Two sentences from Richard Powers’s masterful novel The Overstory have echoed in my thoughts of late: “Trees fall with spectacular crashes. But planting is silent and growth is invisible.”
We live in a season of spectacular crashes. Hundreds of thousands of lives have been lost to COVID-19. Economies have fallen into shambles. Businesses have shuddered and collapsed. Churches and nonprofits are closing their doors. We do not yet know what might be the long-term consequences for the global body of Christ, for the poor and vulnerable, or for social order and human flourishing.
Of course, “spectacular crashes” capture our attention.
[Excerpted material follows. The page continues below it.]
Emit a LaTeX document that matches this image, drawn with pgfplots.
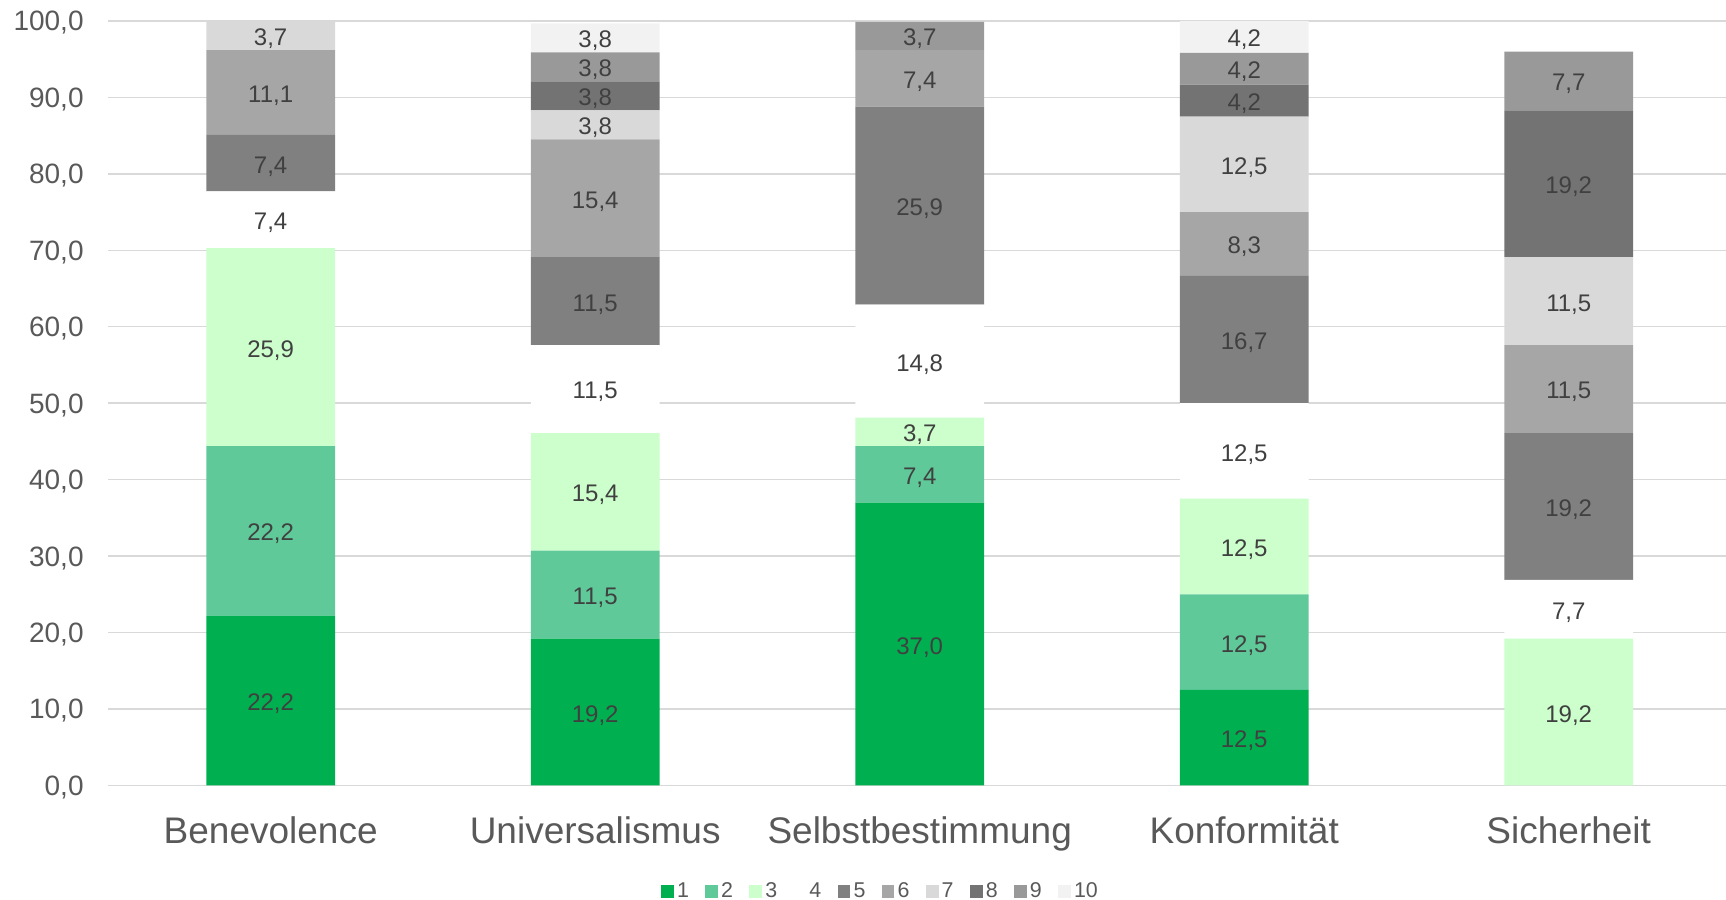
\documentclass[border=0pt]{standalone}
\usepackage{fontspec}
\setmainfont{Liberation Sans}
\usepackage{pgfplots}
\pgfplotsset{compat=1.18}
\definecolor{c1}{HTML}{00B050}
\definecolor{c2}{HTML}{5FC99A}
\definecolor{c3}{HTML}{CCFFCC}
\definecolor{c4}{HTML}{FFFFFF}
\definecolor{c5}{HTML}{808080}
\definecolor{c6}{HTML}{A6A6A6}
\definecolor{c7}{HTML}{D9D9D9}
\definecolor{c8}{HTML}{737373}
\definecolor{c9}{HTML}{999999}
\definecolor{c10}{HTML}{F2F2F2}
\definecolor{txtc}{HTML}{595959}
\definecolor{labc}{HTML}{404040}
\definecolor{gridc}{HTML}{D9D9D9}
\begin{document}
\begin{tikzpicture}
\useasboundingbox (0,0) rectangle (863pt,450pt);
\begin{axis}[
  at={(54.2pt,57.3pt)}, anchor=south west,
  scale only axis, width=811.3pt, height=382.2pt,
  ybar stacked, bar width=64.4pt,
  xmin=-0.5, xmax=4.5, ymin=0, ymax=100,
  xtick={0,1,2,3,4},
  xticklabels={Benevolence,Universalismus,Selbstbestimmung,Konformität,Sicherheit},
  ytick={0,10,...,100},
  axis line style={draw=none},
  major tick length=0pt,
  ymajorgrids, grid style={draw=gridc, line width=0.7pt},
  yticklabel style={font=\fontsize{14}{16}\selectfont, text=txtc, anchor=base east, inner sep=0pt, xshift=-12.2pt, yshift=-5pt,
    /pgf/number format/.cd, fixed, fixed zerofill, precision=1, use comma, assume math mode=true},
  xticklabel style={font=\fontsize{18.5}{22}\selectfont, text=txtc, anchor=base, yshift=-29pt},
  point meta=explicit symbolic,
  nodes near coords,
  nodes near coords style={font=\fontsize{12}{14}\selectfont, text=labc, anchor=center, yshift=-1.6pt},
  legend columns=10,
  legend image code/.code={\fill[#1] (0pt,-3.2pt) rectangle (6.4pt,3.2pt);},
  legend style={draw=none, fill=none, at={(0.4762,-0.1384)}, anchor=center,
    font=\fontsize{10.7}{12}\selectfont, text=txtc,
    /tikz/every even column/.append style={column sep=6.5pt},
    nodes={inner xsep=1.6pt, inner ysep=0pt}},
]
\addplot[fill=c1, draw=none] coordinates {(0,22.2)[22,2] (1,19.2)[19,2] (2,37.0)[37,0] (3,12.5)[12,5] (4,0)[]};
\addplot[fill=c2, draw=none] coordinates {(0,22.2)[22,2] (1,11.5)[11,5] (2,7.4)[7,4] (3,12.5)[12,5] (4,0)[]};
\addplot[fill=c3, draw=none] coordinates {(0,25.9)[25,9] (1,15.4)[15,4] (2,3.7)[3,7] (3,12.5)[12,5] (4,19.2)[19,2]};
\addplot[fill=c4, draw=none] coordinates {(0,7.4)[7,4] (1,11.5)[11,5] (2,14.8)[14,8] (3,12.5)[12,5] (4,7.7)[7,7]};
\addplot[fill=c5, draw=none] coordinates {(0,7.4)[7,4] (1,11.5)[11,5] (2,25.9)[25,9] (3,16.67)[16,7] (4,19.2)[19,2]};
\addplot[fill=c6, draw=none] coordinates {(0,11.1)[11,1] (1,15.4)[15,4] (2,7.4)[7,4] (3,8.33)[8,3] (4,11.5)[11,5]};
\addplot[fill=c7, draw=none] coordinates {(0,3.7)[3,7] (1,3.8)[3,8] (2,0)[] (3,12.5)[12,5] (4,11.5)[11,5]};
\addplot[fill=c8, draw=none] coordinates {(0,0)[] (1,3.8)[3,8] (2,0)[] (3,4.17)[4,2] (4,19.2)[19,2]};
\addplot[fill=c9, draw=none] coordinates {(0,0)[] (1,3.8)[3,8] (2,3.7)[3,7] (3,4.17)[4,2] (4,7.7)[7,7]};
\addplot[fill=c10, draw=none] coordinates {(0,0)[] (1,3.8)[3,8] (2,0)[] (3,4.15)[4,2] (4,0)[]};
\legend{1,2,3,4,5,6,7,8,9,10}
\end{axis}
\end{tikzpicture}
\end{document}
They are startling and harrowing and fascinating all at once. But if we focus on what is dying, we may miss the slow and subtle rise of what is coming to life.
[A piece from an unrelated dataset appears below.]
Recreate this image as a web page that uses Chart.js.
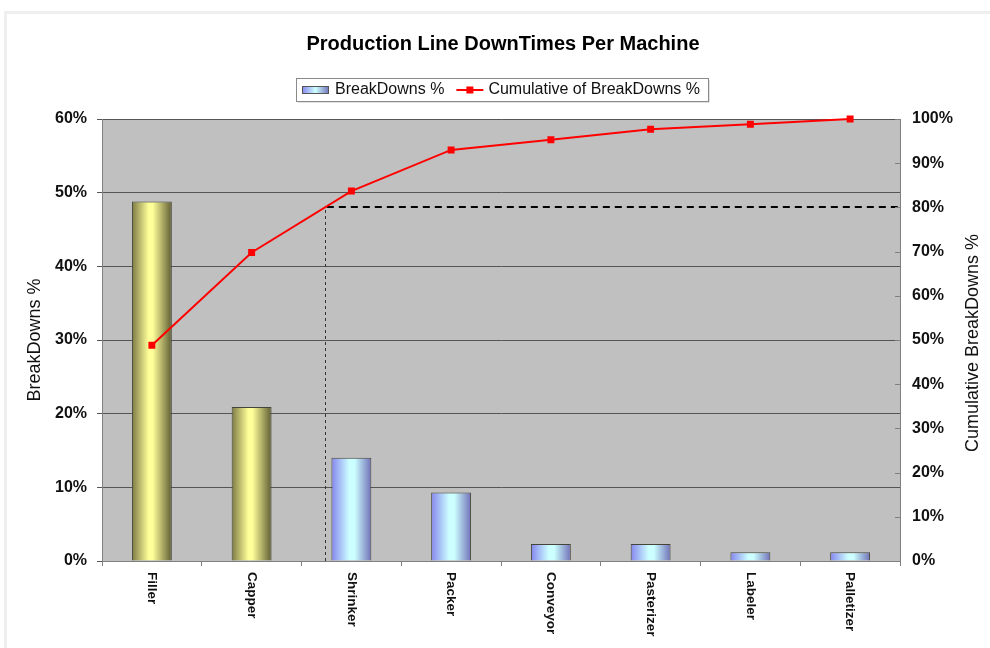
<!DOCTYPE html>
<html>
<head>
<meta charset="utf-8">
<script src="https://cdn.jsdelivr.net/npm/chart.js@4.4.0/dist/chart.umd.min.js"></script>
<style>
  html, body { margin: 0; padding: 0; background: #fff; }
  canvas { display: block; }
</style>
</head>
<body>
<canvas id="pareto" width="990" height="648"></canvas>
<script>
// values
const machines = ["Filler", "Capper", "Shrinker", "Packer", "Conveyor", "Pasterizer", "Labeler", "Palletizer"];
const breakdowns = [48.8, 20.9, 14.0, 9.3, 2.3, 2.3, 1.2, 1.2];
const cumulative = [48.8, 69.8, 83.7, 93.0, 95.3, 97.7, 98.8, 100];
const cutoff = 80;
const leftTicks = [0, 10, 20, 30, 40, 50, 60];
const rightTicks = [0, 10, 20, 30, 40, 50, 60, 70, 80, 90, 100];

const FONT = "'Liberation Sans', Arial, sans-serif";
const BAR_PCT = 0.4;

function barFill(ctx) {
  const chart = ctx.chart;
  if (!chart.chartArea || ctx.type !== "data") return "#ccc";
  const xs = chart.scales.x;
  const cx = xs.getPixelForValue(ctx.dataIndex);
  const half = (xs.getPixelForValue(1) - xs.getPixelForValue(0)) * BAR_PCT / 2;
  const g = chart.ctx.createLinearGradient(cx - half, 0, cx + half, 0);
  if (cumulative[ctx.dataIndex] <= cutoff) {
    g.addColorStop(0, "#7c7944");
    g.addColorStop(0.42, "#ffff99");
    g.addColorStop(0.52, "#ffff99");
    g.addColorStop(1, "#5f5d34");
  } else {
    g.addColorStop(0, "#8585ee");
    g.addColorStop(0.45, "#ccffff");
    g.addColorStop(0.58, "#ccffff");
    g.addColorStop(1, "#7070b8");
  }
  return g;
}

const decor = {
  id: "decor",
  beforeDraw(chart) {
    const { ctx, chartArea: a } = chart;
    ctx.save();
    ctx.fillStyle = "#fff";
    ctx.fillRect(0, 0, chart.width, chart.height);
    ctx.strokeStyle = "#efefef";
    ctx.lineWidth = 3;
    ctx.strokeRect(5.5, 12.5, 1100, 800);
    ctx.fillStyle = "#c0c0c0";
    ctx.fillRect(a.left, a.top, a.right - a.left, a.bottom - a.top);
    ctx.restore();
  },
  beforeDatasetsDraw(chart) {
    // 80% cut-off lines
    const { ctx, chartArea: a, scales } = chart;
    const i = cumulative.findIndex(v => v >= cutoff);
    if (i < 1) return;
    const x0 = scales.x.getPixelForValue(i - 1);
    const x1 = scales.x.getPixelForValue(i);
    const f = (cutoff - cumulative[i - 1]) / (cumulative[i] - cumulative[i - 1]);
    const xc = x0 + f * (x1 - x0);
    const yc = scales.y1.getPixelForValue(cutoff);
    ctx.save();
    ctx.strokeStyle = "#333";
    ctx.lineWidth = 1;
    ctx.setLineDash([3, 3]);
    ctx.beginPath();
    ctx.moveTo(Math.round(xc) + 0.5, a.bottom);
    ctx.lineTo(Math.round(xc) + 0.5, yc);
    ctx.stroke();
    ctx.strokeStyle = "#000";
    ctx.lineWidth = 2;
    ctx.setLineDash([7, 5]);
    ctx.beginPath();
    ctx.moveTo(xc + 2, Math.round(yc));
    ctx.lineTo(a.right, Math.round(yc));
    ctx.stroke();
    ctx.restore();
  },
  afterDraw(chart) {
    const { ctx, chartArea: a, scales } = chart;
    ctx.save();
    ctx.fillStyle = "#000";
    ctx.textBaseline = "middle";

    // title
    ctx.font = "bold 20px " + FONT;
    ctx.textAlign = "center";
    ctx.fillText("Production Line DownTimes Per Machine", 503, 44);

    // legend
    ctx.font = "16px " + FONT;
    const t1 = "BreakDowns %", t2 = "Cumulative of BreakDowns %";
    const w1 = ctx.measureText(t1).width, w2 = ctx.measureText(t2).width;
    const total = 6 + 27 + 6 + w1 + 12 + 27 + 5 + w2 + 8;
    const bx = Math.round(502 - total / 2), by = 78, bh = 23;
    ctx.fillStyle = "#e4e4e4";
    ctx.fillRect(bx + 2, by + 2, total, bh);
    ctx.fillStyle = "#fff";
    ctx.fillRect(bx, by, total, bh);
    ctx.strokeStyle = "#8a8a8a";
    ctx.lineWidth = 1;
    ctx.strokeRect(bx + 0.5, by + 0.5, total, bh);
    let x = bx + 6;
    const cy = by + bh / 2 + 0.5;
    const g = ctx.createLinearGradient(x, 0, x + 27, 0);
    g.addColorStop(0, "#8585ee");
    g.addColorStop(0.5, "#ccffff");
    g.addColorStop(1, "#7070b8");
    ctx.fillStyle = g;
    ctx.fillRect(x, cy - 4, 27, 8);
    ctx.strokeStyle = "#555";
    ctx.strokeRect(x + 0.5, cy - 3.5, 26, 7);
    x += 33;
    ctx.fillStyle = "#111";
    ctx.textAlign = "left";
    ctx.fillText(t1, x, cy);
    x += w1 + 12;
    ctx.strokeStyle = "#ff0000";
    ctx.lineWidth = 2;
    ctx.beginPath();
    ctx.moveTo(x, cy);
    ctx.lineTo(x + 27, cy);
    ctx.stroke();
    ctx.fillStyle = "#ff0000";
    ctx.fillRect(x + 10, cy - 3.5, 7, 7);
    x += 32;
    ctx.fillStyle = "#111";
    ctx.fillText(t2, x, cy);

    // axis titles
    ctx.font = "18px " + FONT;
    ctx.textAlign = "center";
    ctx.save();
    ctx.translate(35, (a.top + a.bottom) / 2);
    ctx.rotate(-Math.PI / 2);
    ctx.fillText("BreakDowns %", 0, 0);
    ctx.restore();
    ctx.save();
    ctx.translate(973, 343);
    ctx.rotate(-Math.PI / 2);
    ctx.fillText("Cumulative BreakDowns %", 0, 0);
    ctx.restore();

    // category labels, rotated clockwise
    ctx.font = "bold 13.5px " + FONT;
    ctx.textAlign = "left";
    machines.forEach((m, i) => {
      const px = scales.x.getPixelForValue(i);
      ctx.save();
      ctx.translate(px, a.bottom + 11);
      ctx.rotate(Math.PI / 2);
      ctx.fillText(m, 0, 0);
      ctx.restore();
    });

    // inward tick marks on the right axis
    ctx.strokeStyle = "#808080";
    ctx.lineWidth = 1;
    rightTicks.forEach(v => {
      const py = Math.round(scales.y1.getPixelForValue(v)) + 0.5;
      ctx.beginPath();
      ctx.moveTo(a.right - 5, py);
      ctx.lineTo(a.right + 1, py);
      ctx.stroke();
    });
    ctx.restore();
  }
};

new Chart(document.getElementById("pareto"), {
  type: "bar",
  data: {
    labels: machines,
    datasets: [
      {
        type: "line",
        label: "Cumulative of BreakDowns %",
        data: cumulative,
        yAxisID: "y1",
        borderColor: "#ff0000",
        backgroundColor: "#ff0000",
        borderWidth: 2,
        pointStyle: "rect",
        pointRadius: 3.5,
        tension: 0,
        clip: false,
        order: 0,
      },
      {
        type: "bar",
        label: "BreakDowns %",
        data: breakdowns,
        yAxisID: "y",
        backgroundColor: barFill,
        borderColor: "#44443a",
        borderWidth: 1,
        barPercentage: BAR_PCT,
        categoryPercentage: 1,
        order: 1,
      },
    ],
  },
  options: {
    responsive: false,
    devicePixelRatio: 1,
    animation: false,
    layout: { padding: { top: 119, left: 0, right: 0, bottom: 0 } },
    plugins: {
      legend: { display: false },
      title: { display: false },
      tooltip: { enabled: false },
    },
    scales: {
      x: {
        grid: { offset: true, drawOnChartArea: false, tickLength: 5, color: "#808080" },
        border: { color: "#808080" },
        ticks: { display: false },
        afterFit: s => { s.height = 87; },
      },
      y: {
        position: "left",
        min: 0,
        max: 60,
        afterBuildTicks: s => { s.ticks = leftTicks.map(v => ({ value: v })); },
        ticks: {
          callback: v => v + "%",
          font: { family: FONT, size: 16, weight: "bold" },
          color: "#111",
          padding: 10,
        },
        grid: { color: "#555", tickLength: 5 },
        border: { color: "#808080" },
        afterFit: s => { s.width = 102; },
      },
      y1: {
        position: "right",
        min: 0,
        max: 100,
        afterBuildTicks: s => { s.ticks = rightTicks.map(v => ({ value: v })); },
        ticks: {
          callback: v => v + "%",
          font: { family: FONT, size: 16, weight: "bold" },
          color: "#111",
          padding: 12,
        },
        grid: { drawOnChartArea: false, drawTicks: false },
        border: { color: "#808080" },
        afterFit: s => { s.width = 90; },
      },
    },
  },
  plugins: [decor],
});
</script>
</body>
</html>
We may miss small groups and churches drawing closer in a time of need. Ministries finding new ways to serve and encourage. Communities remembering how to care for one another. Children recognizing that life is sacred and meant to be lived with purpose. Families rediscovering the joy of being present to one another. Countless men and women no longer too distracted or busy or proud to ask where life comes from and what its purpose might be.
It reminds me of the biblical episode in which many Israelites returned from exile and began to rebuild the temple in Jerusalem. Those who recalled its former splendor lamented how the new temple seemed, at first, so meager. God tells the prophet Zechariah that his people should not “despise the day of small things” (Zech. 4:10).
The beginnings of the second temple were so humble that men and women wept in despair. How could they celebrate such a small thing amid so much ruin? Yet the structure would stand for centuries and became, under Herod, one of the most magnificent buildings in the ancient world.
What temple are we building amid the wreckage today? We rightly mourn the suffering and the loss of life. Magnificent trees are crashing to earth. But when we look back 30 years from now, what new things will have been birthed in this moment? If the church remembers its first love, if it follows in the footsteps of Christ, then it will bring life out of this death.
With your partnership, CT will be here to tell that story. Let’s work together to nurture those “small beginnings,” so we can all look back someday and marvel at what our God has done.